COMMENTARY: When I got into climate modeling about 25 years ago, I did not think too much about the consequences of burning fossil fuels. I got into climate modeling because I was fascinated then (and still am today!) with the fluid dynamics of the atmosphere and ocean.
Now, of course, I did not wake up one day with a passion for fluid dynamics. No. It started with a fascination of rockets in middle school, then the aerospace engineering and the aerodynamics of jet airplanes in college, then — finally — the fluid dynamics of the atmosphere and ocean in graduate school. But across my full 50 years one thing has never changed — as I learn and understand more about the natural world, I am ever more in awe and humbled by its beauty and complexity.
And this beauty has fed my seemingly bottomless curiosity for how and why the air and water move around the Earth as it does. For that I am grateful.
But through the years, I came to realize it was more than just about me fulfilling my own ambitions and fascinations. And more broadly I came to realize that science is more than individuals fulfilling their passion to learn about some part of the world that is special to them.
I came to see science as a service to society. We figure stuff out. We find solutions to hard problems. We make discoveries. And often we hit on something important, something with profound implications to the world we live in — like climate change.
As climate scientists our job is to provide — to the best of our ability — a clear description of how the Earth will change with increasing concentrations of greenhouse gases. Now I kind of thought that we had an understanding between climate scientists and policymakers. We study the problem, we build theories, we gather observations, we produce projections — you know, we do what scientists do. Then, policymakers — our politicians — would act on this information to craft legislation in the best interest of all of us. Scientists and politicians — hand in hand — each serving society in their own way.
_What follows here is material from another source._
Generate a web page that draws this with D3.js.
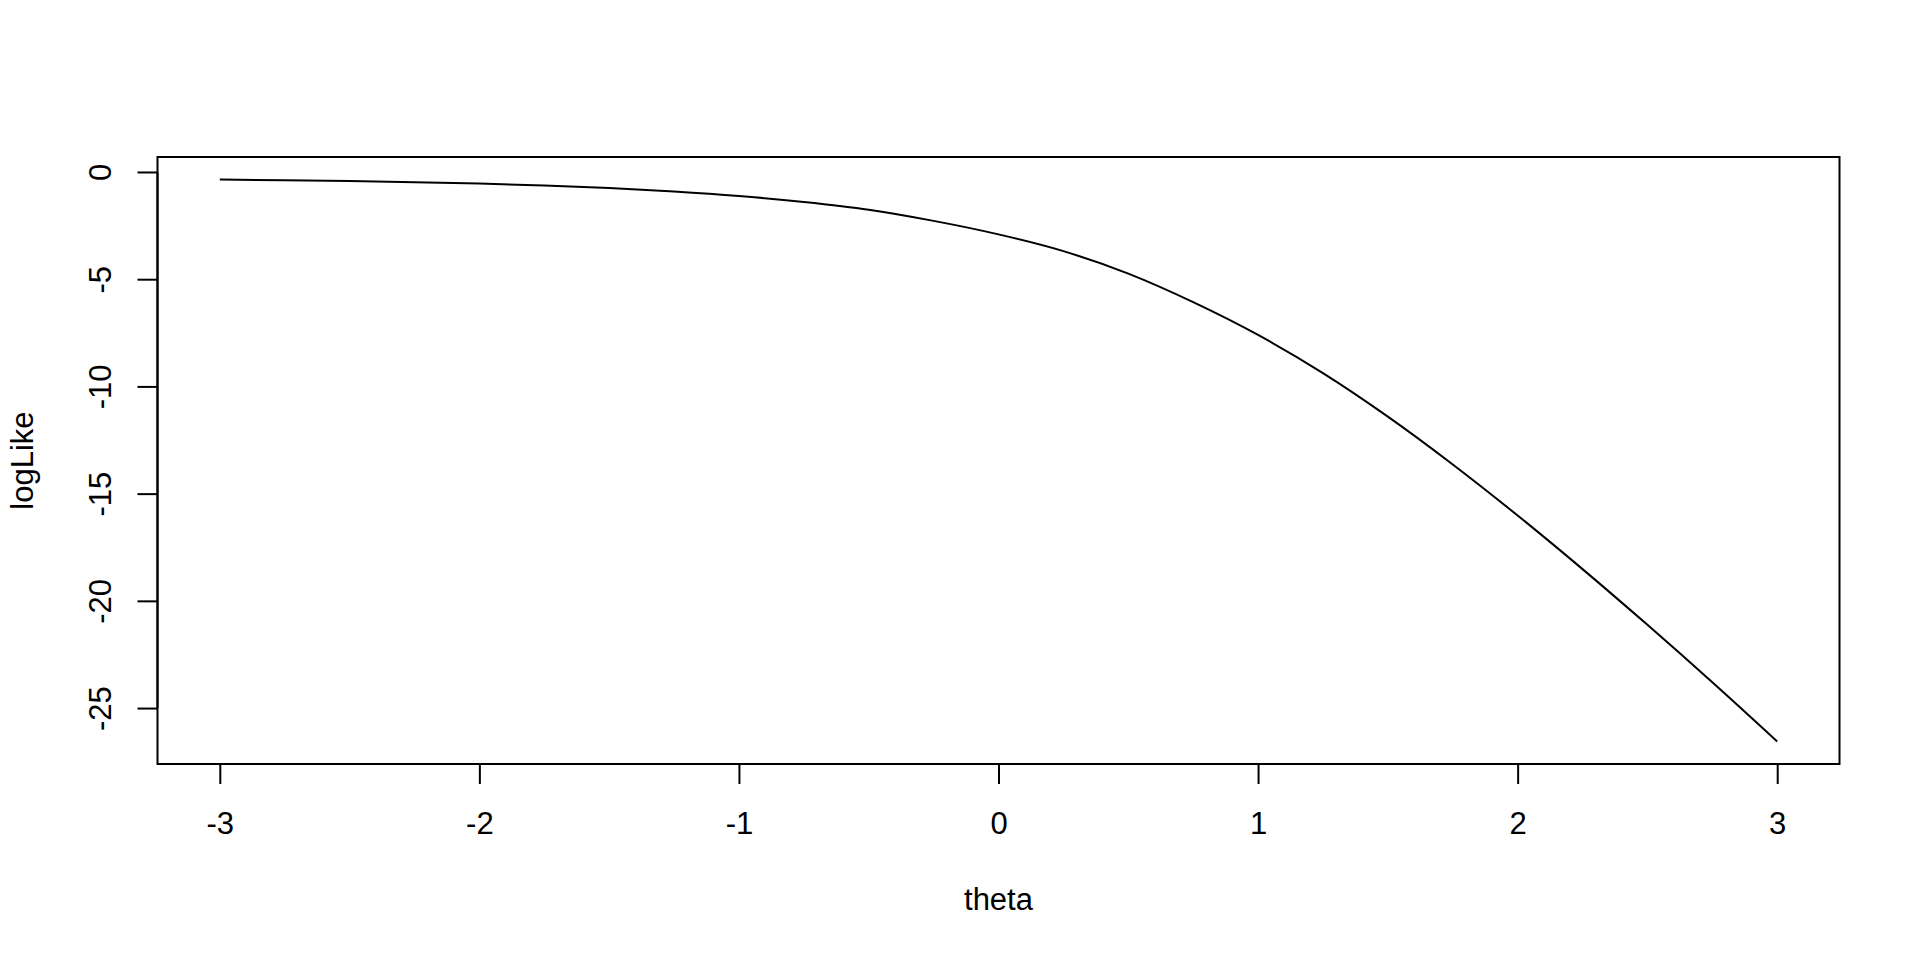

As climate scientists, we are holding up our end of the bargain. We have been accumulating the evidence for global warming for 150 years now — yes, 150 years. The theory underpinning climate change has been verified, countless times, through laboratory measurements, observations in the atmosphere, ocean and ice systems, and through modeling simulations. It might be that climate change is the most interrogated theory in the history of science.
I have to look to the policymakers and ask — “What are you waiting for?”
The scientific evidence is unequivocal and compelling. We need to do something — we need to start today — in fact, we needed to get started decades ago — and we need to be committed to doing even more in the decades to come. The consequences of getting this wrong are irreversible. We only have one planet. We only have one chance to get this right.
All of our “public debate” and re-litigation of the settled science of climate change comes at real cost. It is keeping us from talking about issues that we actually need to discuss in the public square. What aspects of climate change don’t we fully understand? What are the risks — from environmental, to economic, to national security — that accompany the aspects of climate that we can’t yet predict?
Just because we understand the basic physics underpinning climate change science does not mean that we understand everything about climate change. Yes, we understand far more than enough to take action. But we don’t understand all of the consequences of a warming world. To be blunt, this should worry us all. We don’t — and likely never will — unravel all of its mysteries. And this is what is so addictive about science — as scientists we can be confident in our understanding of how a system will work — for example, that the Earth will warm with increasing levels of greenhouse gases — and still be humble in knowing (and, in fact, be excited in knowing) that we don’t comprehend all of the consequences.
The list of what we don’t know about climate change is long and important: Will warming waters in the Southern Ocean reach Antarctica and melt ice to produce rising sea levels well above our current estimates? How will the number and intensity of hurricanes in the tropical Atlantic change with a warming ocean? What will happen to all of the carbon trapped in the Arctic permafrost as it melts? And closer to home, will there be enough water in the Southwest to sustain us?
These are profound questions — whose answers will determine the course of history.
The decisions that we make today — the carbon that we emit today — will have consequences today and for many generations into the future. When we think about the choices we should make today, we need to know that is it not just about us — it is not just about today — but it is about our children, and their children and their children. Climate scientists will continue to serve you, to serve society and to serve our government through improved understanding of how our beautiful and complex Earth works and how it will change — but it is up to all of us to decide how to act on this knowledge.
So what can each of us do today? Actually, it is pretty simple. If you are still in school, consider science and engineering as a career — we need all of the help we can get! For the all of us — engage, get involved. Just like you are doing on Earth Day, continue to participate. Get to know your elected officials — across the city, state and federal government. Set up a meeting with them. When you sit down with them, look them in the eye, then politely but sternly ask them — “So what are you waiting for?”
Todd Ringler found his way into science through aerospace engineering. His did his graduate work in the role of mountain ranges like the Rockies in controlling the climate of the atmosphere. Over the the last decade he has been pioneering a new approach in climate modeling that bridges from global climate change to regional climate impacts. He, along with a few hundred scientists from across the nation, are focused on predicting the likelihood of rapid sea-level rise and its impacts on coastal communities.